In short, the administration wants to put aside money for a fund that doesn't exist, while at the same time spending the money in the fund that does exist.
That's the Washington-skewed logic of the budget deal, passed with the complicity of Congress.
Neither idea makes sense.
Social Security has no investment fund. It is a pay-as-you-go scheme backed by the federal government's promise. Yet, proponents, in and out of Washington, often persist in referring to Social Security's trust fund. Money saved from the budget surplus will not and cannot be set aside for long-term future Social Security benefit payments, even though some political rhetoric suggests otherwise.
On the D.C. pension fund, a provision in the new budget calls for the federal government to spend the retirement assets on federal programs.
What will happen to the pension fund's beneficiaries -- police, firefighters, judges, teachers -- for which the fund was established? Their benefits will be financed by the promise of the federal government, a costly guarantee as the troubled Social Security program has proven.

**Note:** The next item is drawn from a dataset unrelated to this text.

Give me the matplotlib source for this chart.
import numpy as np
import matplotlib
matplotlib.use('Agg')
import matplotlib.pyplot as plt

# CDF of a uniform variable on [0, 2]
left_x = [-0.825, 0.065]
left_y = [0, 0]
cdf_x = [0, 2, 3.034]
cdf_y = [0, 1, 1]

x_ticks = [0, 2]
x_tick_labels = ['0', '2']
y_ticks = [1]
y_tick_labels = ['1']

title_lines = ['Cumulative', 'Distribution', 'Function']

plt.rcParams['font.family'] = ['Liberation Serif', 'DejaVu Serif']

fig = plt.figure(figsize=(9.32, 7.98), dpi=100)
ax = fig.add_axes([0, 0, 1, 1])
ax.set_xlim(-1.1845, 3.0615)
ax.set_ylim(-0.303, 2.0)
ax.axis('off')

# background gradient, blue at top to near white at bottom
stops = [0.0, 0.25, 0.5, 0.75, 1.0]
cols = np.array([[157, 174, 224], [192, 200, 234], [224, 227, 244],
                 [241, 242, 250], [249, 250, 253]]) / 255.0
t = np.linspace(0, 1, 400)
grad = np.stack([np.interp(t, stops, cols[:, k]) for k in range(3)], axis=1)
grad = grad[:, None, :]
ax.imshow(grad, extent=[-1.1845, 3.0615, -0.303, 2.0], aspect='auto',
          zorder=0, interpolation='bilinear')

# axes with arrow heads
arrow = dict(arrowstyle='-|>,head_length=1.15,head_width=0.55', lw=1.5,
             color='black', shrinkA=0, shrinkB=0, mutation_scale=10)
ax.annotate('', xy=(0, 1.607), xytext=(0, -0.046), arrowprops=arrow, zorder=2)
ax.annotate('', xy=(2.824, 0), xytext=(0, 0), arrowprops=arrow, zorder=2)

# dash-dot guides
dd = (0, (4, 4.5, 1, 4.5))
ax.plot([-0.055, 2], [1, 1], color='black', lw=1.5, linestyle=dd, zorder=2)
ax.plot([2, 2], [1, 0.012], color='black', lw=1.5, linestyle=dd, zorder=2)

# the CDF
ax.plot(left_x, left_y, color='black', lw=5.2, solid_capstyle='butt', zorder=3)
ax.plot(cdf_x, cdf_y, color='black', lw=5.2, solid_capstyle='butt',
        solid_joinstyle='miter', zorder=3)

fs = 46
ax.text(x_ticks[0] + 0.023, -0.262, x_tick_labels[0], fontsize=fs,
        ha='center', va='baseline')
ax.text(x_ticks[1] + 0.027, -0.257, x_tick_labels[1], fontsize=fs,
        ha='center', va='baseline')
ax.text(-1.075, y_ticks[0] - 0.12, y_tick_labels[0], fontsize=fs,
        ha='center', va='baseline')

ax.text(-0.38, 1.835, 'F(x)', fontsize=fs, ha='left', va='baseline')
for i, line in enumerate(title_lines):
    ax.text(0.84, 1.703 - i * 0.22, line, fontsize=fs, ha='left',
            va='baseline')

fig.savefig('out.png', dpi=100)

The pension fund already is invested in a sensible asset allocation -- long-term investments backing long-term liabilities.

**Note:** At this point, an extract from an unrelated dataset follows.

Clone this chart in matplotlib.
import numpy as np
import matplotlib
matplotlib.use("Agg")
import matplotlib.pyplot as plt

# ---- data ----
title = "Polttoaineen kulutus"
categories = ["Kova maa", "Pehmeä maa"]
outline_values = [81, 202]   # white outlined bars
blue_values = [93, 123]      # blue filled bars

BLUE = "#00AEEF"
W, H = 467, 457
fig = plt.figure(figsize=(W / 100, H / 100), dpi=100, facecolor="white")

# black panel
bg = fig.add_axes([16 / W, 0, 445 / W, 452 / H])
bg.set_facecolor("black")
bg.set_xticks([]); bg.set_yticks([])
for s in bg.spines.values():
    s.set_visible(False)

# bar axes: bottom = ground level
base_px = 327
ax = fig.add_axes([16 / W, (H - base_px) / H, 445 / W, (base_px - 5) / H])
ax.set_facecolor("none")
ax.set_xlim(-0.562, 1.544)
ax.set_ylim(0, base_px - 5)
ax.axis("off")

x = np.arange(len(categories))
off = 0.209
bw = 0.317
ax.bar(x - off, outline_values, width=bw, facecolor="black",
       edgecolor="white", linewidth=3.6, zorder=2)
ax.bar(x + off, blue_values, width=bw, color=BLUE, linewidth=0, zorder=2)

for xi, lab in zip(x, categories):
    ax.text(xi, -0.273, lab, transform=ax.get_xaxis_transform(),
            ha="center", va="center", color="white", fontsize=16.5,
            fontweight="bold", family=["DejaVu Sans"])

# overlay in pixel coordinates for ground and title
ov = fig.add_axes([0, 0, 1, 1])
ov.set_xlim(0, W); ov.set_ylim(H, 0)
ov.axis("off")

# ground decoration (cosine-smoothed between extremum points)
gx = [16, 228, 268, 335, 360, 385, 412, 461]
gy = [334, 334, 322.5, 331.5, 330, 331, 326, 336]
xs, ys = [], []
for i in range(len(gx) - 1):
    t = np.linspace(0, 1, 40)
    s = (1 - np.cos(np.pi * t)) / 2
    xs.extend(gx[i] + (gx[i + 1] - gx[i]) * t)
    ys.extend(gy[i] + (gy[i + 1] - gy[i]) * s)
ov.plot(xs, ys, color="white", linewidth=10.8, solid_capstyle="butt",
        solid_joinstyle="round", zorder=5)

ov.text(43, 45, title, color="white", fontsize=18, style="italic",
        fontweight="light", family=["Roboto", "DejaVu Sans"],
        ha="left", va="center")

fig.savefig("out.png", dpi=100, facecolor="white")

The fund has been in the process of being turned over to the Department of Treasury in an unusual arrangement to assist the D.C. government in meeting its underfunded pension obligations.

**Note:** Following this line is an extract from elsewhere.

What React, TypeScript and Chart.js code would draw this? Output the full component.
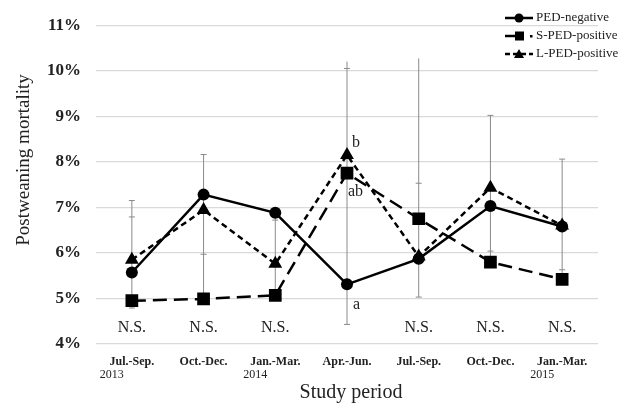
import React, { useEffect, useRef } from 'react';
import { Chart, registerables } from 'chart.js';

Chart.register(...registerables);

const categories = ['Jul.-Sep.', 'Oct.-Dec.', 'Jan.-Mar.', 'Apr.-Jun.', 'Jul.-Sep.', 'Oct.-Dec.', 'Jan.-Mar.'];
const yearLabels = ['2013', '', '2014', '', '', '', '2015'];
const pedNegative = [5.57, 7.28, 6.88, 5.31, 5.87, 7.03, 6.58];
const sPedPositive = [4.95, 4.99, 5.07, 7.75, 6.75, 5.8, 5.42];
const lPedPositive = [5.85, 6.94, 5.76, 8.15, 5.92, 7.43, 6.6];
const errorTop = [7.15, 8.16, 6.88, 10.2, 10.27, 9.02, 8.06];
const errorBottom = [4.79, 4.99, 5.07, 4.43, 5.03, 5.8, 5.42];
const errorCaps = [[7.15, 6.79, 4.79], [8.16, 5.97], [6.72], [10.05, 4.43], [7.53, 5.03], [9.02, 6.04], [8.06, 5.63]];
const statLabels = ['N.S.', 'N.S.', 'N.S.', '', 'N.S.', 'N.S.', 'N.S.'];
const yTicks = [4, 5, 6, 7, 8, 9, 10, 11];

const SERIF = '"Liberation Serif", "DejaVu Serif", serif';

const overlayPlugin = {
  id: 'overlay',
  beforeDatasetsDraw(chart: any) {
    const { ctx, scales } = chart;
    const x = scales.x, y = scales.y;
    ctx.save();
    ctx.strokeStyle = '#8a8a8a';
    ctx.lineWidth = 1;
    categories.forEach((_, i) => {
      const px = x.getPixelForValue(i);
      ctx.beginPath();
      ctx.moveTo(px, y.getPixelForValue(errorTop[i]));
      ctx.lineTo(px, y.getPixelForValue(errorBottom[i]));
      ctx.stroke();
      errorCaps[i].forEach((v) => {
        const py = y.getPixelForValue(v);
        ctx.beginPath();
        ctx.moveTo(px - 3, py);
        ctx.lineTo(px + 3, py);
        ctx.stroke();
      });
    });
    ctx.restore();
  },
  afterDraw(chart: any) {
    const { ctx, scales, chartArea } = chart;
    const x = scales.x, y = scales.y;
    ctx.save();
    ctx.fillStyle = '#222';
    // N.S. labels
    ctx.font = `16px ${SERIF}`;
    ctx.textAlign = 'center';
    ctx.textBaseline = 'middle';
    statLabels.forEach((t, i) => {
      if (t) ctx.fillText(t, x.getPixelForValue(i), 328);
    });
    // significance letters
    const px4 = x.getPixelForValue(3);
    ctx.textAlign = 'left';
    ctx.font = `16px ${SERIF}`;
    ctx.fillText('b', px4 + 5, 143);
    ctx.fillText('ab', px4 + 1, 192);
    ctx.fillText('a', px4 + 6, 305);
    // year labels
    ctx.font = `12px ${SERIF}`;
    yearLabels.forEach((t, i) => {
      if (t) ctx.fillText(t, x.getPixelForValue(i) - 32, 375);
    });
    // axis titles
    ctx.font = `20px ${SERIF}`;
    ctx.textAlign = 'center';
    ctx.fillText('Study period', (chartArea.left + chartArea.right) / 2 + 4, 393);
    ctx.save();
    ctx.font = `19px ${SERIF}`;
    ctx.translate(24, 160);
    ctx.rotate(-Math.PI / 2);
    ctx.fillText('Postweaning mortality', 0, 0);
    ctx.restore();
    // legend
    const lx = 505, lw = 28;
    const rows = [18, 36, 54];
    ctx.strokeStyle = '#000';
    ctx.fillStyle = '#000';
    ctx.lineWidth = 2.5;
    // row 1
    ctx.beginPath();
    ctx.moveTo(lx, rows[0]);
    ctx.lineTo(lx + lw, rows[0]);
    ctx.stroke();
    ctx.beginPath();
    ctx.arc(lx + 14, rows[0], 4.5, 0, Math.PI * 2);
    ctx.fill();
    // row 2
    ctx.beginPath();
    ctx.moveTo(lx, rows[1]);
    ctx.lineTo(lx + 16, rows[1]);
    ctx.stroke();
    ctx.fillRect(lx + 10, rows[1] - 4.5, 9, 9);
    ctx.fillRect(lx + 25, rows[1] - 1, 2.5, 2.5);
    // row 3
    ctx.setLineDash([5, 3]);
    ctx.beginPath();
    ctx.moveTo(lx, rows[2]);
    ctx.lineTo(lx + lw, rows[2]);
    ctx.stroke();
    ctx.setLineDash([]);
    ctx.beginPath();
    ctx.moveTo(lx + 14, rows[2] - 5);
    ctx.lineTo(lx + 19, rows[2] + 4);
    ctx.lineTo(lx + 9, rows[2] + 4);
    ctx.closePath();
    ctx.fill();
    ctx.fillStyle = '#222';
    ctx.font = `13px ${SERIF}`;
    ctx.textAlign = 'left';
    ctx.fillText('PED-negative', lx + 31, rows[0]);
    ctx.fillText('S-PED-positive', lx + 31, rows[1]);
    ctx.fillText('L-PED-positive', lx + 31, rows[2]);
    ctx.restore();
  },
};

export default function App() {
  const ref = useRef<HTMLCanvasElement>(null);
  useEffect(() => {
    document.body.style.margin = '0';
    const chart = new Chart(ref.current as HTMLCanvasElement, {
      type: 'line',
      data: {
        labels: categories,
        datasets: [
          {
            label: 'PED-negative',
            data: pedNegative,
            borderColor: '#000',
            backgroundColor: '#000',
            borderWidth: 2.5,
            pointStyle: 'circle',
            pointRadius: 6,
            pointBorderWidth: 0,
          },
          {
            label: 'S-PED-positive',
            data: sPedPositive,
            borderColor: '#000',
            backgroundColor: '#000',
            borderWidth: 2.5,
            borderDash: [14, 7],
            pointStyle: 'rect',
            pointRadius: 9,
            pointBorderWidth: 0,
          },
          {
            label: 'L-PED-positive',
            data: lPedPositive,
            borderColor: '#000',
            backgroundColor: '#000',
            borderWidth: 2.5,
            borderDash: [6, 4],
            pointStyle: 'triangle',
            pointRadius: 8,
            pointBorderWidth: 0,
          },
        ],
      },
      options: {
        animation: false,
        responsive: false,
        devicePixelRatio: 1,
        layout: { padding: { left: 0, top: 18, right: 27, bottom: 0 } },
        plugins: { legend: { display: false }, tooltip: { enabled: false } },
        scales: {
          x: {
            offset: true,
            grid: { display: false, drawTicks: false },
            border: { display: false },
            ticks: {
              color: '#222',
              padding: 11,
              maxRotation: 0,
              autoSkip: false,
              font: { family: SERIF, size: 12, weight: 'bold' },
            },
            afterFit: (s: any) => { s.height = 62; },
          },
          y: {
            min: 4,
            max: 11,
            afterBuildTicks: (s: any) => { s.ticks = yTicks.map((v) => ({ value: v })); },
            grid: { color: '#d9d9d9', lineWidth: 1.2, drawTicks: false },
            border: { display: false },
            ticks: {
              color: '#222',
              padding: 15,
              font: { family: SERIF, size: 17, weight: 'bold' },
              callback: (v: any) => `${v}%`,
            },
            afterFit: (s: any) => { s.width = 96; },
          },
        },
      },
      plugins: [overlayPlugin],
    });
    return () => chart.destroy();
  }, []);
  return <canvas ref={ref} width={625} height={406} style={{ display: 'block' }} />;
}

Rep. John L. Mica, chairman of the House civil service subcommittee, wrote Speaker Newt Gingrich last month, decrying the budget provision, calling it a "raid" on the D.C. pension fund. The deal "blatantly misrepresent(s) a disinvestment of equity assets as some sort of budgetary savings," Mr. Mica's letter said.
A Segal Corp. actuarial study, cited by Mr. Mica, said assets of the district's plan, though underfunded, could last until 2013 to pay benefits "if sound investment policies continue to govern the management of these funds."
Mr. Mica's appeal was to no avail.
Once the district fund's assets are liquidated, the Treasury Department will have to rely on taxpayers to pay the retirement benefits.
Washington already has a huge cash influx from the immense federal surplus: $71 billion for the fiscal year ended Sept. 30 and projected at a cumulative $1.55 trillion through 2008.
The "raid" shows two unfortunate things:
* Washington never has enough money to sate its fiscal appetite; and
* Pension funds are vulnerable to raids.
States and municipalities have financed budgets by raiding their public employee pension funds. Corporations raided the assets of their pension plans, too, until the late 1980s.
The difference was, however, corporate plans were overfunded. What was Congress's reaction to those corporate raids? It shut them down. Who will stop the government's raid now?